>> Start Given data

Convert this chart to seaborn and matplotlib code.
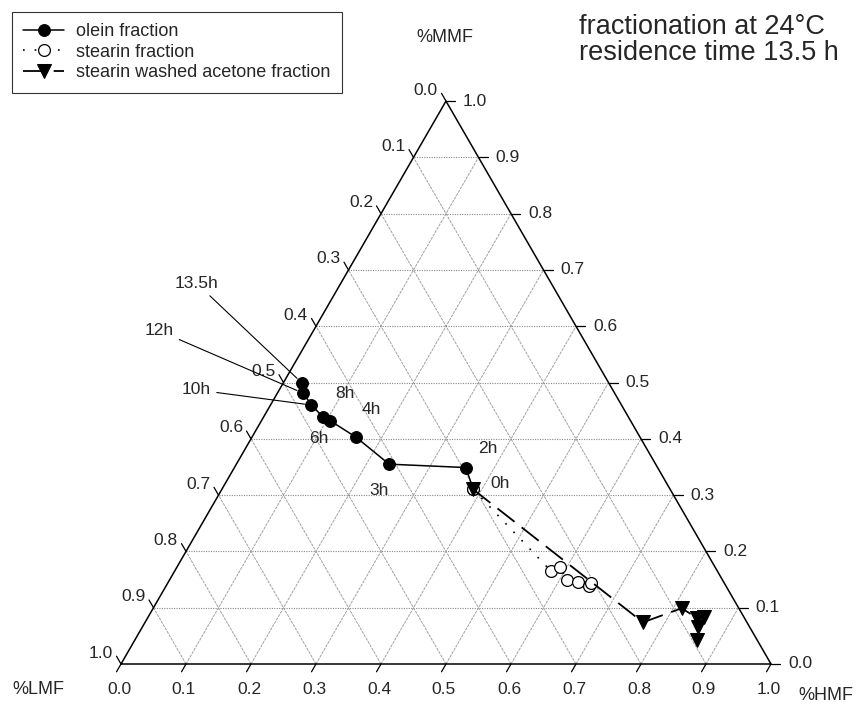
import numpy as np
import pandas as pd
import matplotlib
matplotlib.use('Agg')
import matplotlib.pyplot as plt
import seaborn as sns

sns.set_style('white')
plt.rcParams['font.family'] = ['Liberation Sans', 'DejaVu Sans']

# composition: HMF and MMF fractions, LMF = 1 - HMF - MMF
olein_time = ['0h', '2h', '3h', '4h', '6h', '8h', '10h', '12h', '13.5h']
olein_hmf = [0.387, 0.356, 0.235, 0.160, 0.106, 0.091, 0.063, 0.040, 0.029]
olein_mmf = [0.310, 0.349, 0.355, 0.403, 0.432, 0.439, 0.460, 0.481, 0.499]

stearin_hmf = [0.387, 0.579, 0.589, 0.612, 0.630, 0.651, 0.651]
stearin_mmf = [0.310, 0.165, 0.172, 0.149, 0.146, 0.139, 0.144]

washed_hmf = [0.387, 0.766, 0.813, 0.845, 0.855, 0.855, 0.865]
washed_mmf = [0.310, 0.074, 0.099, 0.082, 0.084, 0.066, 0.043]

tick_values = [0.0, 0.1, 0.2, 0.3, 0.4, 0.5, 0.6, 0.7, 0.8, 0.9, 1.0]
tick_labels = ['%.1f' % t for t in tick_values]

# label offsets (points) of the time labels from their olein point
label_offset = {'0h': (19, 4), '2h': (16, 14), '3h': (-7, -19), '4h': (11, 20),
                '6h': (-8, -13), '8h': (16, 17), '10h': (-83, 11),
                '12h': (-104, 45), '13.5h': (-76, 72)}
leader = ['10h', '12h', '13.5h']

S = np.sqrt(3) / 2
PX = 1 / 650.0  # one pixel in data units


def to_xy(hmf, mmf):
    hmf = np.asarray(hmf, float)
    mmf = np.asarray(mmf, float)
    return hmf + mmf / 2, mmf * S


fig = plt.figure(figsize=(8.62, 7.06), dpi=100)
ax = fig.add_axes([0, 0, 1, 1])
ax.set_xlim(-121 * PX, 741 * PX)
ax.set_ylim(-42 * PX, 664 * PX)
ax.axis('off')

# grid lines
for v in tick_values[1:-1]:
    x, y = to_xy([0, 1 - v], [v, v])
    ax.plot(x, y, color='#888888', lw=0.8, ls=(0, (1, 1.2)), zorder=1)
    x, y = to_xy([v, v], [0, 1 - v])
    ax.plot(x, y, color='#a0a0a0', lw=0.7, ls=(0, (3, 1)), zorder=1)
    x, y = to_xy([1 - v, 0], [0, 1 - v])
    ax.plot(x, y, color='#a0a0a0', lw=0.7, ls=(0, (3, 1)), zorder=1)

# triangle frame
ax.plot([0, 1, 0.5, 0], [0, 0, S, 0], color='black', lw=1.1, zorder=2)

# ticks and tick labels
L = 9 * PX
for v, lab in zip(tick_values, tick_labels):
    # bottom (HMF)
    x, y = v, 0
    ax.plot([x, x - 0.5 * L], [y, y - S * L], color='black', lw=0.9)
    ax.text(x - 2 * PX, y - 25 * PX, lab, ha='center', va='center', fontsize=12.5)
    # right (MMF)
    x, y = 1 - v / 2, v * S
    ax.plot([x, x + L], [y, y], color='black', lw=0.9)
    ax.text(x + 17 * PX, y, lab, ha='left', va='center', fontsize=12.5)
    # left (LMF)
    x, y = (1 - v) / 2, (1 - v) * S
    ax.plot([x, x - 0.5 * L], [y, y + S * L], color='black', lw=0.9)
    ax.text(x - 8 * PX, y + 11 * PX, lab, ha='right', va='center', fontsize=12.5)

ax.text(-83 * PX, -26 * PX, '%LMF', ha='center', va='center', fontsize=13)
ax.text(705 * PX, -31 * PX, '%HMF', ha='center', va='center', fontsize=13)
ax.text(324 * PX, 626 * PX, '%MMF', ha='center', va='center', fontsize=13)

ax.text(458 * PX, 637 * PX, 'fractionation at 24°C', ha='left', va='center', fontsize=19.5)
ax.text(458 * PX, 611 * PX, 'residence time 13.5 h', ha='left', va='center', fontsize=19.5)

# data series
ox, oy = to_xy(olein_hmf, olein_mmf)
sx, sy = to_xy(stearin_hmf, stearin_mmf)
wx, wy = to_xy(washed_hmf, washed_mmf)
olein = pd.DataFrame({'x': ox, 'y': oy, 'time': olein_time})
stearin = pd.DataFrame({'x': sx, 'y': sy})
washed = pd.DataFrame({'x': wx, 'y': wy})

sns.lineplot(data=olein, x='x', y='y', sort=False, estimator=None, ax=ax,
             color='black', lw=1.1, marker='o', markersize=8.5,
             markerfacecolor='black', markeredgecolor='black',
             label='olein fraction', zorder=4)
sns.lineplot(data=stearin, x='x', y='y', sort=False, estimator=None, ax=ax,
             color='black', lw=1.2, linestyle=(0, (1, 6)), marker='o', markersize=8.5,
             markerfacecolor='white', markeredgecolor='black', markeredgewidth=0.9,
             label='stearin fraction', zorder=5)
sns.lineplot(data=washed, x='x', y='y', sort=False, estimator=None, ax=ax,
             color='black', lw=1.3, linestyle=(0, (12, 5)), marker='v', markersize=9.5,
             markerfacecolor='black', markeredgecolor='black',
             label='stearin washed acetone fraction', zorder=6)

for _, r in olein.iterrows():
    dx, dy = label_offset[r['time']]
    if r['time'] in leader:
        ax.annotate(r['time'], xy=(r['x'], r['y']), xytext=(dx, dy),
                    textcoords='offset points', ha='center', va='center', fontsize=12.5,
                    arrowprops=dict(arrowstyle='-', lw=0.8, color='black',
                                    shrinkA=2, shrinkB=5))
    else:
        ax.annotate(r['time'], xy=(r['x'], r['y']), xytext=(dx, dy),
                    textcoords='offset points', ha='center', va='center', fontsize=12.5)

leg = ax.legend(loc='upper left', bbox_to_anchor=(12 / 862, 1 - 12 / 706),
                bbox_transform=fig.transFigure, frameon=True, fancybox=False,
                edgecolor='black', fontsize=13, borderaxespad=0, handlelength=2.27,
                labelspacing=0.2, borderpad=0.62, handletextpad=0.66)
leg.get_frame().set_linewidth(0.8)

fig.savefig('out.png', dpi=100)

>> End Given data

Quote in full the listing given above; the images are to be left out.

*Answer in full:*
Convert this chart to seaborn and matplotlib code.
import numpy as np
import pandas as pd
import matplotlib
matplotlib.use('Agg')
import matplotlib.pyplot as plt
import seaborn as sns

sns.set_style('white')
plt.rcParams['font.family'] = ['Liberation Sans', 'DejaVu Sans']

# composition: HMF and MMF fractions, LMF = 1 - HMF - MMF
olein_time = ['0h', '2h', '3h', '4h', '6h', '8h', '10h', '12h', '13.5h']
olein_hmf = [0.387, 0.356, 0.235, 0.160, 0.106, 0.091, 0.063, 0.040, 0.029]
olein_mmf = [0.310, 0.349, 0.355, 0.403, 0.432, 0.439, 0.460, 0.481, 0.499]

stearin_hmf = [0.387, 0.579, 0.589, 0.612, 0.630, 0.651, 0.651]
stearin_mmf = [0.310, 0.165, 0.172, 0.149, 0.146, 0.139, 0.144]

washed_hmf = [0.387, 0.766, 0.813, 0.845, 0.855, 0.855, 0.865]
washed_mmf = [0.310, 0.074, 0.099, 0.082, 0.084, 0.066, 0.043]

tick_values = [0.0, 0.1, 0.2, 0.3, 0.4, 0.5, 0.6, 0.7, 0.8, 0.9, 1.0]
tick_labels = ['%.1f' % t for t in tick_values]

# label offsets (points) of the time labels from their olein point
label_offset = {'0h': (19, 4), '2h': (16, 14), '3h': (-7, -19), '4h': (11, 20),
                '6h': (-8, -13), '8h': (16, 17), '10h': (-83, 11),
                '12h': (-104, 45), '13.5h': (-76, 72)}
leader = ['10h', '12h', '13.5h']

S = np.sqrt(3) / 2
PX = 1 / 650.0  # one pixel in data units


def to_xy(hmf, mmf):
    hmf = np.asarray(hmf, float)
    mmf = np.asarray(mmf, float)
    return hmf + mmf / 2, mmf * S


fig = plt.figure(figsize=(8.62, 7.06), dpi=100)
ax = fig.add_axes([0, 0, 1, 1])
ax.set_xlim(-121 * PX, 741 * PX)
ax.set_ylim(-42 * PX, 664 * PX)
ax.axis('off')

# grid lines
for v in tick_values[1:-1]:
    x, y = to_xy([0, 1 - v], [v, v])
    ax.plot(x, y, color='#888888', lw=0.8, ls=(0, (1, 1.2)), zorder=1)
    x, y = to_xy([v, v], [0, 1 - v])
    ax.plot(x, y, color='#a0a0a0', lw=0.7, ls=(0, (3, 1)), zorder=1)
    x, y = to_xy([1 - v, 0], [0, 1 - v])
    ax.plot(x, y, color='#a0a0a0', lw=0.7, ls=(0, (3, 1)), zorder=1)

# triangle frame
ax.plot([0, 1, 0.5, 0], [0, 0, S, 0], color='black', lw=1.1, zorder=2)

# ticks and tick labels
L = 9 * PX
for v, lab in zip(tick_values, tick_labels):
    # bottom (HMF)
    x, y = v, 0
    ax.plot([x, x - 0.5 * L], [y, y - S * L], color='black', lw=0.9)
    ax.text(x - 2 * PX, y - 25 * PX, lab, ha='center', va='center', fontsize=12.5)
    # right (MMF)
    x, y = 1 - v / 2, v * S
    ax.plot([x, x + L], [y, y], color='black', lw=0.9)
    ax.text(x + 17 * PX, y, lab, ha='left', va='center', fontsize=12.5)
    # left (LMF)
    x, y = (1 - v) / 2, (1 - v) * S
    ax.plot([x, x - 0.5 * L], [y, y + S * L], color='black', lw=0.9)
    ax.text(x - 8 * PX, y + 11 * PX, lab, ha='right', va='center', fontsize=12.5)

ax.text(-83 * PX, -26 * PX, '%LMF', ha='center', va='center', fontsize=13)
ax.text(705 * PX, -31 * PX, '%HMF', ha='center', va='center', fontsize=13)
ax.text(324 * PX, 626 * PX, '%MMF', ha='center', va='center', fontsize=13)

ax.text(458 * PX, 637 * PX, 'fractionation at 24°C', ha='left', va='center', fontsize=19.5)
ax.text(458 * PX, 611 * PX, 'residence time 13.5 h', ha='left', va='center', fontsize=19.5)

# data series
ox, oy = to_xy(olein_hmf, olein_mmf)
sx, sy = to_xy(stearin_hmf, stearin_mmf)
wx, wy = to_xy(washed_hmf, washed_mmf)
olein = pd.DataFrame({'x': ox, 'y': oy, 'time': olein_time})
stearin = pd.DataFrame({'x': sx, 'y': sy})
washed = pd.DataFrame({'x': wx, 'y': wy})

sns.lineplot(data=olein, x='x', y='y', sort=False, estimator=None, ax=ax,
             color='black', lw=1.1, marker='o', markersize=8.5,
             markerfacecolor='black', markeredgecolor='black',
             label='olein fraction', zorder=4)
sns.lineplot(data=stearin, x='x', y='y', sort=False, estimator=None, ax=ax,
             color='black', lw=1.2, linestyle=(0, (1, 6)), marker='o', markersize=8.5,
             markerfacecolor='white', markeredgecolor='black', markeredgewidth=0.9,
             label='stearin fraction', zorder=5)
sns.lineplot(data=washed, x='x', y='y', sort=False, estimator=None, ax=ax,
             color='black', lw=1.3, linestyle=(0, (12, 5)), marker='v', markersize=9.5,
             markerfacecolor='black', markeredgecolor='black',
             label='stearin washed acetone fraction', zorder=6)

for _, r in olein.iterrows():
    dx, dy = label_offset[r['time']]
    if r['time'] in leader:
        ax.annotate(r['time'], xy=(r['x'], r['y']), xytext=(dx, dy),
                    textcoords='offset points', ha='center', va='center', fontsize=12.5,
                    arrowprops=dict(arrowstyle='-', lw=0.8, color='black',
                                    shrinkA=2, shrinkB=5))
    else:
        ax.annotate(r['time'], xy=(r['x'], r['y']), xytext=(dx, dy),
                    textcoords='offset points', ha='center', va='center', fontsize=12.5)

leg = ax.legend(loc='upper left', bbox_to_anchor=(12 / 862, 1 - 12 / 706),
                bbox_transform=fig.transFigure, frameon=True, fancybox=False,
                edgecolor='black', fontsize=13, borderaxespad=0, handlelength=2.27,
                labelspacing=0.2, borderpad=0.62, handletextpad=0.66)
leg.get_frame().set_linewidth(0.8)

fig.savefig('out.png', dpi=100)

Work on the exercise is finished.